LA City Council Approves Closing 11th Street from Figueroa to Georgia

South Park residents and small business owners - 54.7% opposed the closing of 11th Street through LA Live, 32.1% supported the closure, and 13.2% were undecided.

 

The LA City Council voted to permanently close 11th Street/Chick Hearn from Figueroa to Georgia at their November 22 meeting. SPNA (South Park Neighborhood Association) submitted a letter to the City Council noting 11th Street is a direct route to the 110 for a neighborhood of 20,000 residents and future residents from 9 new residential units in progress. However, there was no discussion at the City Council meeting, the vote was combined with other measures on the agenda, and the vote was 10 in favor of closing 11th Street/Chick Hearn and 0 opposed. LA Live Properties LLC is now in the phase to satisfy various conditions of approval.

Questions remain unanswered: (1) what is the impact on traffic with the closure? With one-way streets, closing a block snarls traffic even on non-game/event days. What is proposed to avoid traffic backups into South Park? (2) Other than a brief sentence on Crypto.com Arena website – “create a tree-lined public plaza as well as a glass-walled club — known as the ‘Tunnel Club’ — in the arena so patrons can watch players file out of the locker room,” little is known about the “public plaza,” how will it be used, is it for the neighborhood as well as visitors to LA Live and Crypto.com Arena, will sports celebrations be allowed in this space vs. in the streets of South Park?
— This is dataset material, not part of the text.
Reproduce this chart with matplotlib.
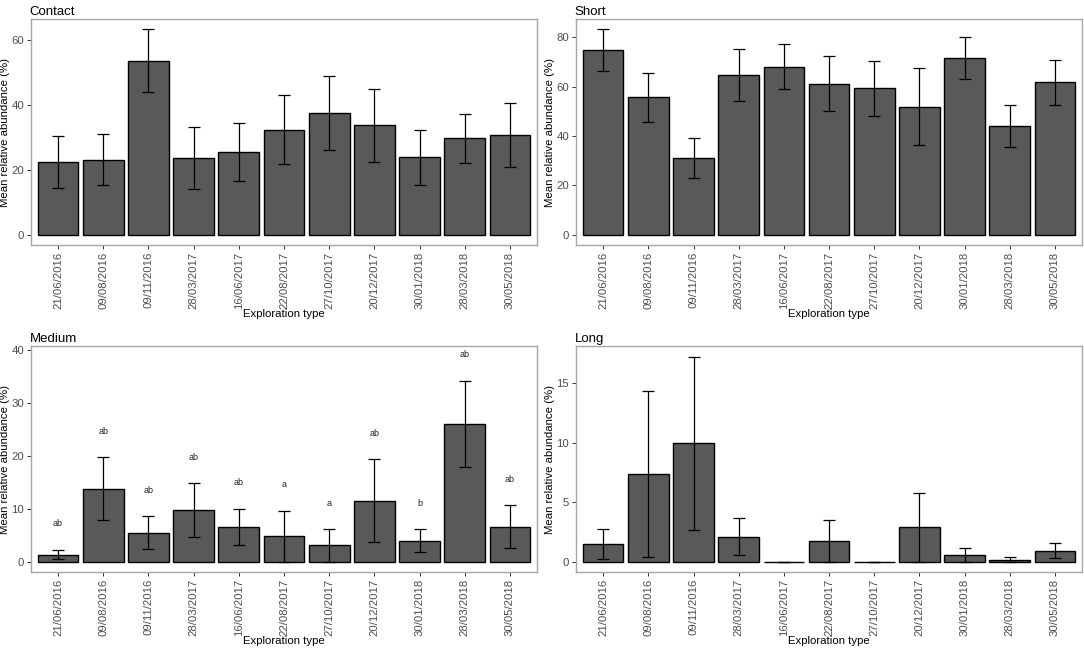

SPNA requested a meeting to learn about the project, have questions answered, and to share the values of the neighborhood.

When South Park residents and small business owners were polled - Are you in favor of permanently closing 11th Street from Figueroa to Georgia Streets? – of 53 respondents, 55% did not want the closure, 32% supported the closure, and 13% were undecided.

         Comments against the closing focused on “local neighborhood access will become more restricted” while comments supporting the closing mentioned, “It’s closed 85% of the time anyway. Might as well get something better out of the space.” One resident said, “we are a neighborhood; we need to be included in decisions to take-away public space.” We hope to have more answers soon.